[Sca-cooks] oddities of stuff, was canned gravy??????

Phil Troy/ G. Tacitus Adamantius adamantius at verizon.net
Sun Dec 28 10:28:53 PST 2003


Also sprach Kirsten Houseknecht:
>my mom occasionally strings celery.
>i understand that many of the relatives on both sides and back string
>celery... i never understood it myslef except for the most tough and
>"stringy" bits..... and usually those get chopped into stock, so it doesnt
>matter.
>it seems to be an "issue" with some of my family.

I wonder if this is a throwback to a time when "genteel" people ate a 
relatively low-fiber diet, with a lot of the vegetables, when eaten, 
were largely pushed in the direction of baby food. What was that 
recent "reality" TV program called? Manor House? Didn't that address 
certain requests from the family/master of the house for a 
higher-in-fiber diet than their historical counterparts would likely 
have eaten?

I was taught in culinary school to destring celery. I think it's 
silly, and don't do it, but I was taught it, very likely because 
someone like Careme or Escoffier decided it was necessary, and nobody 
ever bothered to change that viewpoint in any official capacity (as 
opposed to, say, more recent views on what constitutes properly 
cooked pork, which have been more or less "officially" updated).
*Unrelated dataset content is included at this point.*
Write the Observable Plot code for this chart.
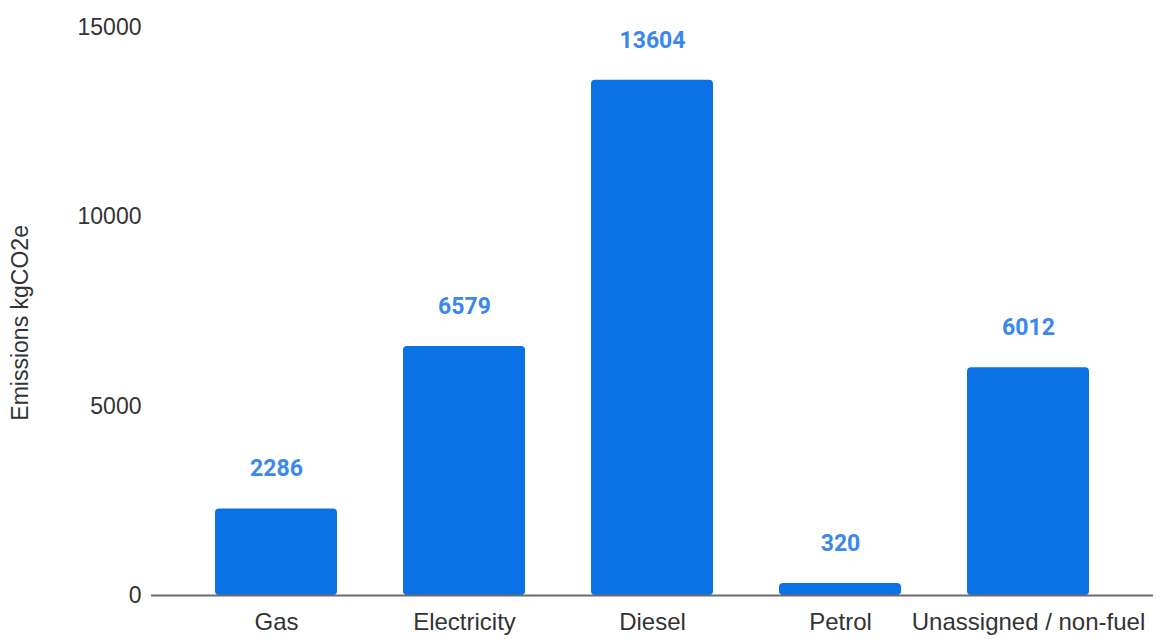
<!DOCTYPE html>
<html>
<head>
<meta charset="utf-8">
<script src="https://cdn.jsdelivr.net/npm/d3@7"></script>
<script src="https://cdn.jsdelivr.net/npm/@observablehq/plot@0.6"></script>
<style>
  html, body { margin: 0; padding: 0; background: #fff; }
  #chart svg { display: block; }
</style>
</head>
<body>
<div id="chart"></div>
<script>
// Emissions by fuel source (kgCO2e)
const fuels = ["Gas", "Electricity", "Diesel", "Petrol", "Unassigned / non-fuel"];
const emissions = [2286, 6579, 13604, 320, 6012];
const yTicks = [0, 5000, 10000, 15000];
const yTitle = "Emissions kgCO2e";

const rows = fuels.map((fuel, i) => ({fuel, value: emissions[i]}));

const chart = Plot.plot({
  width: 1156,
  height: 639,
  marginTop: 27,
  marginBottom: 44,
  marginLeft: 151,
  marginRight: 3,
  style: {fontFamily: "'Liberation Sans', Arial, sans-serif", fontSize: "24px", color: "#333", background: "#fff"},
  x: {domain: fuels, paddingInner: 0.35, paddingOuter: 0.33, label: null},
  y: {domain: [0, 15000], label: null},
  marks: [
    Plot.axisY({
      ticks: yTicks,
      tickSize: 0,
      tickPadding: 10,
      tickFormat: d => String(d),
      fontSize: 23,
      fill: "#333",
      label: null
    }),
    // rotated y-axis title, sitting a little below the frame's middle
    Plot.text([yTitle], {
      frameAnchor: "left", y: 7200, dx: -131, rotate: -90,
      textAnchor: "middle", lineAnchor: "middle",
      text: d => d, fontSize: 23, fill: "#333"
    }),
    Plot.axisX({tickSize: 0, tickPadding: 17, fontSize: 24, fill: "#333", label: null}),
    Plot.barY(rows, {x: "fuel", y: "value", fill: "#0b72e6", rx: 4}),
    Plot.ruleY([0], {stroke: "#6b6b6b", strokeWidth: 2}),
    Plot.text(rows, {
      x: "fuel", y: "value", text: d => String(d.value),
      dy: -40, fill: "#3a87ee", fontSize: 23, fontWeight: 700,
      fontFamily: "Roboto, sans-serif"
    })
  ]
});

document.getElementById("chart").appendChild(chart);
</script>
</body>
</html>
>likewise the norwegian side peels all radishes! they looked at me eating a
>whole radish like i ate peanut shells or something.....

My mother-in-law is like that with certain fruits (and therefore, so 
is my lady wife). These people come from a culture with perhaps the 
single highest fiber diet on the planet, but an apple skin bothers 
them? Again, it seems to be a genteelism on the part of some people 
with agricultural backgrounds: you peel fruits and vegetables with 
tough skins before eating them. You feed the skins, or the whole, 
unpeeled fruits, to the animals. By extension, if you eat such a 
thing with the peel on, you must be an animal.

>and the absolute insistance on "peeling" a cucumber is . odd to say the
>least.

Actually, I can see it for cucumbers. Depending on the variety, some 
cucumber peels are kind of waxy and bitter. Those nearly-seedless 
English cukes don't need to be peeled, but the standard mature 
American cucumber (not Kirbys or gherkins) usually does.